Thursday 21 September 2006

White Heat

Currently reading White Heat by Dominic Sandbrook, the follow up to his highly regarded Never Had it So Good. both are detailed social and political histories of Britain (and, in fact, mostly England at that) during a short space of time: 1956-63 for the first one and 1964-70 for the second.

Both books are good, excellent on politics, particularly on the thoughts and personalities of the politicians concerned, through a judicious mix of whitehall documents and MPs diaries. They also like to do a bit of soft revisionism: ie Douglas-Home was quite good and a bit more ambitious than previously thought; and Harold Wilson's government was pretty poor from quite early on, especially in financial matters (even if a lot of it was Reggie Maudling's fault). But both books are I think a bit weak on culture; the author spends a lot of time writing about the Beatles, or New Wave, and drops in mentions of sundry other cultural icons, but you never really get the feeling he is that keen on it. The stuff about New Wave theatre and film in the first book was particularly vaguely thought out. He wrote a lot of it off as inferior to anything other countries had to offer (and thereby seeming to hint at a cultural decline), while almost completely ignoring the amazing contribution to culture that British tv made from 1953 onwards. Sure, Doctor Who got one or two mentions, and does in the second book, but not as part of an overall understanding that Britain has had, for 50 or so years, a televisual culture to rival or surpass any. Dramas and concepts like The Wednesday Play or 1954s Nineteen Eighty Four, Coronation Street, and later Made in Britain and Threads, stand comparison as art with many many films of the past 50 years, and it is silly to patronise this achievement as just being for tv, or to ignore it on that basis.

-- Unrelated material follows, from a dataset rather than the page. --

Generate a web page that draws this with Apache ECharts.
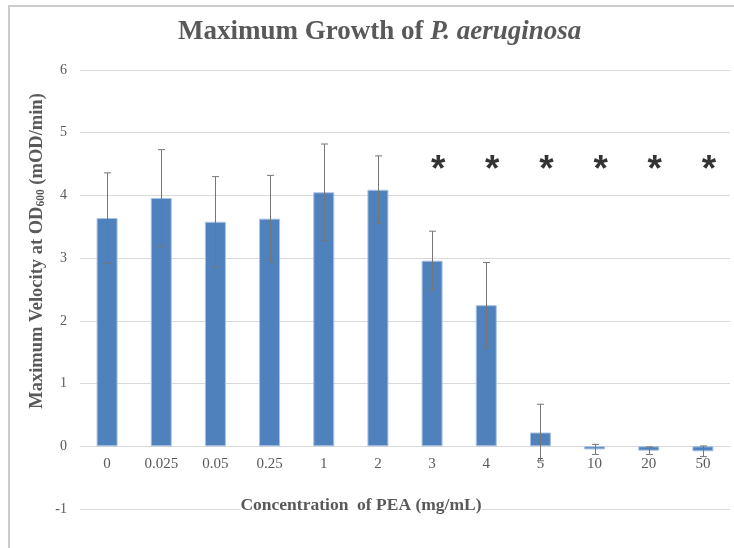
<!DOCTYPE html>
<html>
<head>
<meta charset="utf-8">
<script src="https://cdn.jsdelivr.net/npm/echarts@6/dist/echarts.min.js"></script>
<style>html,body{margin:0;padding:0;background:#fff}#c{width:734px;height:548px}</style>
</head>
<body>
<div id="c"></div>
<script>
const categories = ['0', '0.025', '0.05', '0.25', '1', '2', '3', '4', '5', '10', '20', '50'];
const meanVelocity = [3.64, 3.96, 3.58, 3.63, 4.05, 4.09, 2.96, 2.25, 0.22, -0.05, -0.07, -0.08];
const errorVelocity = [0.72, 0.77, 0.72, 0.69, 0.77, 0.54, 0.47, 0.68, 0.45, 0.08, 0.06, 0.085];
const significantCategories = ['3', '4', '5', '10', '20', '50'];
const starLevel = 4.53;
const yTicks = { min: -1, max: 6, interval: 1 };

const chart = echarts.init(document.getElementById('c'), null, { renderer: 'canvas' });
const serif = 'Liberation Serif, Times New Roman, serif';
const grey = '#595959';

const errData = categories.map((c, i) => [i, meanVelocity[i], errorVelocity[i]]);

chart.setOption({
  animation: false,
  backgroundColor: '#fff',
  title: {
    text: '{a|Maximum Growth of }{b|P. aeruginosa}',
    left: 173,
    top: 14,
    textStyle: {
      rich: {
        a: { fontFamily: serif, fontWeight: 'bold', fontSize: 27, color: grey },
        b: { fontFamily: serif, fontWeight: 'bold', fontStyle: 'italic', fontSize: 27, color: grey }
      }
    }
  },
  grid: { left: 80, right: 4, top: 70, bottom: 39, containLabel: false },
  xAxis: {
    type: 'category',
    data: categories,
    offset: -62.7,
    axisLine: { onZero: false, lineStyle: { color: '#d9d9d9', width: 1 } },
    axisTick: { show: false },
    axisLabel: { fontFamily: serif, fontSize: 15, color: grey, margin: 10 },
    splitLine: { show: false }
  },
  yAxis: {
    type: 'value',
    min: yTicks.min, max: yTicks.max, interval: yTicks.interval,
    axisLine: { show: false },
    axisTick: { show: false },
    axisLabel: { fontFamily: serif, fontSize: 14, color: grey, margin: 13 },
    splitLine: { lineStyle: { color: '#d9d9d9', width: 1 } }
  },
  series: [
    {
      type: 'bar',
      data: meanVelocity,
      barWidth: 21,
      itemStyle: { color: '#4f81bd', borderColor: '#a9c2e2', borderWidth: 1 },
      z: 2
    },
    {
      type: 'custom',
      data: errData,
      z: 3,
      renderItem: function (params, api) {
        const i = api.value(0), m = api.value(1), e = api.value(2);
        const top = api.coord([i, m + e]);
        const bot = api.coord([i, m - e]);
        const x = Math.round(top[0]) + 0.5;
        const cap = 3.5;
        const st = { stroke: '#767676', lineWidth: 1 };
        return {
          type: 'group',
          children: [
            { type: 'line', shape: { x1: x, y1: top[1], x2: x, y2: bot[1] }, style: st },
            { type: 'line', shape: { x1: x - cap, y1: top[1], x2: x + cap, y2: top[1] }, style: st },
            { type: 'line', shape: { x1: x - cap, y1: bot[1], x2: x + cap, y2: bot[1] }, style: st }
          ]
        };
      }
    },
    {
      type: 'scatter',
      data: significantCategories.map(c => [c, starLevel]),
      symbolSize: 0,
      z: 4,
      label: {
        show: true,
        position: 'inside',
        formatter: '*',
        fontFamily: 'Liberation Sans, Arial, sans-serif',
        fontWeight: 'bold',
        fontSize: 37,
        color: '#000',
        offset: [6, 9]
      }
    }
  ],
  graphic: [
    {
      type: 'rect', silent: true, z: 0,
      shape: { x: 9, y: 6, width: 900, height: 900 },
      style: { fill: 'none', stroke: '#cccccc', lineWidth: 2 }
    },
    {
      type: 'text', silent: true, z: 10,
      x: 361, y: 505,
      style: {
        text: 'Concentration  of PEA (mg/mL)',
        fontFamily: serif, fontWeight: 'bold', fontSize: 17.5, fill: grey,
        align: 'center', verticalAlign: 'middle',
        backgroundColor: '#fff'
      }
    },
    {
      type: 'text', silent: true, z: 10,
      x: 37.5, y: 251, rotation: Math.PI / 2,
      style: {
        text: '{m|Maximum Velocity at OD}{s|600}{m| (mOD/min)}',
        align: 'center', verticalAlign: 'middle',
        rich: {
          m: { fontFamily: serif, fontWeight: 'bold', fontSize: 18.5, fill: grey, lineHeight: 20 },
          s: { fontFamily: serif, fontWeight: 'bold', fontSize: 11.5, fill: grey, lineHeight: 20, verticalAlign: 'bottom', padding: [7, 0, 0, 0] }
        }
      }
    }
  ]
});
</script>
</body>
</html>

I'm not necessarily accusing Sandbrook of this - but it occurred to me reading his books - many critics seem to be in love with grand gestures, sweeping films, existentialist philosophy; things that glory in deliberate complexity. (I think AN Wilson is often guilty of this) It means that works of great art in their own right - like some of Kingsley Amis - are dismissed because they appear, in comparison with the great themes, to be trivial. But they are of course, the great themes in microcosm and in symbol form. And British culture has often specialised in the ironic, the trivial, the sardonic and the deflating. This is all the more so, since the war, for probably obvious reasons.

Sandbrook is very keen on the Beatles and the Rolling Stones, which may seem to disprove my point. But there was a vast amount more to 60s music than these guys, which he only really touches upon. Perhaps for reasons of space.

I am also not sure about his habit, especially marked in the first book, to discuss (say) public concerns about crime, and then dismiss them with a vague "the rise in crime had already started" or something. It seems, occasionally, that things do not quite fit into the vision he has, so they need to be squeezed out. The Cuban Missile Crisis is given fairly short shrift in the first book, compared to the detail that Peter Hennessy gives to it in his book The Prime Minister; Sandbrook totally plays down the significance of the British government's role and of the incident itself in the British consciousness. Fair enough. That is his view.

I don't want to seem nit-picking or critical because I really do like the books and he has a very easy style. They cover a vast amount of ground in a remarkably unbiased way (compared to a lot of postwar histories I've read) and deserve a wide readership.